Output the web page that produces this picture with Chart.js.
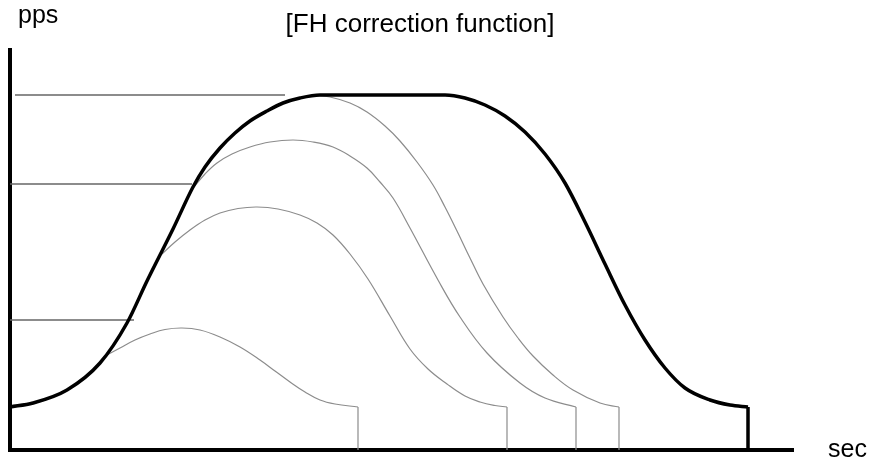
<!DOCTYPE html>
<html>
<head>
<meta charset="utf-8">
<title>FH correction function</title>
<script src="https://cdn.jsdelivr.net/npm/chart.js@4.4.1/dist/chart.umd.min.js"></script>
<style>
	body { margin: 0; background: #fff; }
	canvas { display: block; }
</style>
</head>
<body>
<canvas id="myChart1" width="873" height="461"></canvas>
<script>
// main speed curve (sec, pps) - thick black
var mainX = [0, 23, 57, 90, 117, 137, 163, 183, 195, 210, 225, 240, 257, 273, 290, 310, 435, 455, 475, 495, 515, 535, 555, 575, 595, 615, 635, 655, 675, 700, 720, 738];
var mainY = [43, 47, 60, 87, 127, 169, 221, 263, 283, 302, 317, 329, 339, 347, 352, 355, 355, 352, 345, 334, 318, 296, 267, 228, 186, 145, 110, 82, 62, 50, 45, 43];

// corrected curves - thin gray
var fh1X = [95, 110, 125, 140, 155, 172, 190, 210, 230, 250, 265, 280, 295, 310, 325, 348];
var fh1Y = [94, 102, 110, 116, 120.5, 122, 120, 113, 103, 90, 79, 68, 58, 50, 46, 43];
var fh2X = [152, 165, 180, 195, 210, 228, 247, 268, 290, 307, 323, 340, 358, 380, 400, 418, 437, 455, 470, 485, 497];
var fh2Y = [196, 208, 220, 230, 237, 241.5, 243, 241, 235, 227, 215, 196, 171, 134, 101, 81, 66, 54, 48, 44.5, 43];
var fh3X = [183, 195, 207, 222, 240, 260, 283, 303, 323, 340, 357, 370, 383, 400, 428, 450, 477, 510, 535, 566];
var fh3Y = [262, 276, 287, 296, 303, 308, 310, 308, 303, 294, 282, 268, 252, 222, 170, 133, 97, 67, 52, 43];
var fh4X = [303, 320, 340, 357, 375, 390, 407, 423, 435, 447, 460, 473, 493, 508, 523, 543, 563, 590, 609];
var fh4Y = [355, 353, 347, 338, 324, 309, 288, 265, 243, 219, 192, 166, 133, 112, 94, 75, 60, 47, 43];

// stop levels (pps) and where the reference lines end
var levelY = [355, 266, 130];
var levelStart = [5, 0, 0];
var levelEnd = [275, 182, 124];

var xMax = 783;
var yMax = 400;

function pts(xs, ys) {
	var out = [];
	for (var i = 0; i < xs.length; i++) {
		out.push({x: xs[i], y: ys[i]});
	}
	return out;
}

function curve(xs, ys, color, width, order, mode) {
	return {
		data: pts(xs, ys),
		borderColor: color,
		borderWidth: width,
		pointRadius: 0,
		tension: 0.4,
		cubicInterpolationMode: mode,
		fill: false,
		order: order
	};
}

// straight piece, drop to the time axis or level line
function seg(x1, y1, x2, y2, color, width, order) {
	return {
		data: [{x: x1, y: y1}, {x: x2, y: y2}],
		borderColor: color,
		borderWidth: width,
		pointRadius: 0,
		tension: 0,
		fill: false,
		order: order
	};
}

// labels drawn on the canvas
var textPlugin = {
	id: 'texts',
	afterDraw: function(chart) {
		var ctx = chart.ctx;
		ctx.save();
		ctx.fillStyle = '#000';
		ctx.textBaseline = 'alphabetic';
		ctx.font = '26px "Liberation Sans", Arial, sans-serif';
		ctx.textAlign = 'center';
		ctx.fillText('[FH correction function]', 420, 32);
		ctx.font = '25px "Liberation Sans", Arial, sans-serif';
		ctx.textAlign = 'left';
		ctx.fillText('pps', 18, 23);
		ctx.fillText('sec', 828, 457);
		ctx.restore();
	}
};

window.onload = function() {
	var gray = '#8c8c8c';
	var sets = [];
	sets.push(curve(mainX, mainY, '#000', 3.5, 0, 'monotone'));
	sets.push(seg(mainX[mainX.length - 1], mainY[mainY.length - 1], mainX[mainX.length - 1], 0, '#000', 3.5, 0));

	var fx = [fh1X, fh2X, fh3X, fh4X];
	var fy = [fh1Y, fh2Y, fh3Y, fh4Y];
	for (var i = 0; i < fx.length; i++) {
		var n = fx[i].length - 1;
		sets.push(curve(fx[i], fy[i], gray, 1.2, 2, 'default'));
		sets.push(seg(fx[i][n], fy[i][n], fx[i][n], 0, gray, 1.2, 2));
	}
	for (var j = 0; j < levelY.length; j++) {
		sets.push(seg(levelStart[j], levelY[j], levelEnd[j], levelY[j], '#666', 1.5, 1));
	}

	var ctx = document.getElementById("myChart1").getContext("2d");
	window.myLine = new Chart(ctx, {
		type: 'line',
		data: { datasets: sets },
		plugins: [textPlugin],
		options: {
			responsive: false,
			animation: false,
			layout: {
				padding: { left: 10, right: 80, top: 50, bottom: 11 }
			},
			plugins: {
				legend: { display: false },
				tooltip: { enabled: false },
				title: { display: false }
			},
			scales: {
				x: {
					type: 'linear',
					min: 0,
					max: xMax,
					grid: { display: false },
					ticks: { display: false },
					border: { display: true, color: '#000', width: 4 },
					afterFit: function(s) { s.height = 0; }
				},
				y: {
					type: 'linear',
					min: 0,
					max: yMax,
					grid: { display: false },
					ticks: { display: false },
					border: { display: true, color: '#000', width: 4 },
					afterFit: function(s) { s.width = 0; }
				}
			}
		}
	});
};
</script>
</body>
</html>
_ _ _ _
*Written request*
Repeat the material above word for word and skip every image in it.

*Response*
Output the web page that produces this picture with Chart.js.
<!DOCTYPE html>
<html>
<head>
<meta charset="utf-8">
<title>FH correction function</title>
<script src="https://cdn.jsdelivr.net/npm/chart.js@4.4.1/dist/chart.umd.min.js"></script>
<style>
	body { margin: 0; background: #fff; }
	canvas { display: block; }
</style>
</head>
<body>
<canvas id="myChart1" width="873" height="461"></canvas>
<script>
// main speed curve (sec, pps) - thick black
var mainX = [0, 23, 57, 90, 117, 137, 163, 183, 195, 210, 225, 240, 257, 273, 290, 310, 435, 455, 475, 495, 515, 535, 555, 575, 595, 615, 635, 655, 675, 700, 720, 738];
var mainY = [43, 47, 60, 87, 127, 169, 221, 263, 283, 302, 317, 329, 339, 347, 352, 355, 355, 352, 345, 334, 318, 296, 267, 228, 186, 145, 110, 82, 62, 50, 45, 43];

// corrected curves - thin gray
var fh1X = [95, 110, 125, 140, 155, 172, 190, 210, 230, 250, 265, 280, 295, 310, 325, 348];
var fh1Y = [94, 102, 110, 116, 120.5, 122, 120, 113, 103, 90, 79, 68, 58, 50, 46, 43];
var fh2X = [152, 165, 180, 195, 210, 228, 247, 268, 290, 307, 323, 340, 358, 380, 400, 418, 437, 455, 470, 485, 497];
var fh2Y = [196, 208, 220, 230, 237, 241.5, 243, 241, 235, 227, 215, 196, 171, 134, 101, 81, 66, 54, 48, 44.5, 43];
var fh3X = [183, 195, 207, 222, 240, 260, 283, 303, 323, 340, 357, 370, 383, 400, 428, 450, 477, 510, 535, 566];
var fh3Y = [262, 276, 287, 296, 303, 308, 310, 308, 303, 294, 282, 268, 252, 222, 170, 133, 97, 67, 52, 43];
var fh4X = [303, 320, 340, 357, 375, 390, 407, 423, 435, 447, 460, 473, 493, 508, 523, 543, 563, 590, 609];
var fh4Y = [355, 353, 347, 338, 324, 309, 288, 265, 243, 219, 192, 166, 133, 112, 94, 75, 60, 47, 43];

// stop levels (pps) and where the reference lines end
var levelY = [355, 266, 130];
var levelStart = [5, 0, 0];
var levelEnd = [275, 182, 124];

var xMax = 783;
var yMax = 400;

function pts(xs, ys) {
	var out = [];
	for (var i = 0; i < xs.length; i++) {
		out.push({x: xs[i], y: ys[i]});
	}
	return out;
}

function curve(xs, ys, color, width, order, mode) {
	return {
		data: pts(xs, ys),
		borderColor: color,
		borderWidth: width,
		pointRadius: 0,
		tension: 0.4,
		cubicInterpolationMode: mode,
		fill: false,
		order: order
	};
}

// straight piece, drop to the time axis or level line
function seg(x1, y1, x2, y2, color, width, order) {
	return {
		data: [{x: x1, y: y1}, {x: x2, y: y2}],
		borderColor: color,
		borderWidth: width,
		pointRadius: 0,
		tension: 0,
		fill: false,
		order: order
	};
}

// labels drawn on the canvas
var textPlugin = {
	id: 'texts',
	afterDraw: function(chart) {
		var ctx = chart.ctx;
		ctx.save();
		ctx.fillStyle = '#000';
		ctx.textBaseline = 'alphabetic';
		ctx.font = '26px "Liberation Sans", Arial, sans-serif';
		ctx.textAlign = 'center';
		ctx.fillText('[FH correction function]', 420, 32);
		ctx.font = '25px "Liberation Sans", Arial, sans-serif';
		ctx.textAlign = 'left';
		ctx.fillText('pps', 18, 23);
		ctx.fillText('sec', 828, 457);
		ctx.restore();
	}
};

window.onload = function() {
	var gray = '#8c8c8c';
	var sets = [];
	sets.push(curve(mainX, mainY, '#000', 3.5, 0, 'monotone'));
	sets.push(seg(mainX[mainX.length - 1], mainY[mainY.length - 1], mainX[mainX.length - 1], 0, '#000', 3.5, 0));

	var fx = [fh1X, fh2X, fh3X, fh4X];
	var fy = [fh1Y, fh2Y, fh3Y, fh4Y];
	for (var i = 0; i < fx.length; i++) {
		var n = fx[i].length - 1;
		sets.push(curve(fx[i], fy[i], gray, 1.2, 2, 'default'));
		sets.push(seg(fx[i][n], fy[i][n], fx[i][n], 0, gray, 1.2, 2));
	}
	for (var j = 0; j < levelY.length; j++) {
		sets.push(seg(levelStart[j], levelY[j], levelEnd[j], levelY[j], '#666', 1.5, 1));
	}

	var ctx = document.getElementById("myChart1").getContext("2d");
	window.myLine = new Chart(ctx, {
		type: 'line',
		data: { datasets: sets },
		plugins: [textPlugin],
		options: {
			responsive: false,
			animation: false,
			layout: {
				padding: { left: 10, right: 80, top: 50, bottom: 11 }
			},
			plugins: {
				legend: { display: false },
				tooltip: { enabled: false },
				title: { display: false }
			},
			scales: {
				x: {
					type: 'linear',
					min: 0,
					max: xMax,
					grid: { display: false },
					ticks: { display: false },
					border: { display: true, color: '#000', width: 4 },
					afterFit: function(s) { s.height = 0; }
				},
				y: {
					type: 'linear',
					min: 0,
					max: yMax,
					grid: { display: false },
					ticks: { display: false },
					border: { display: true, color: '#000', width: 4 },
					afterFit: function(s) { s.width = 0; }
				}
			}
		}
	});
};
</script>
</body>
</html>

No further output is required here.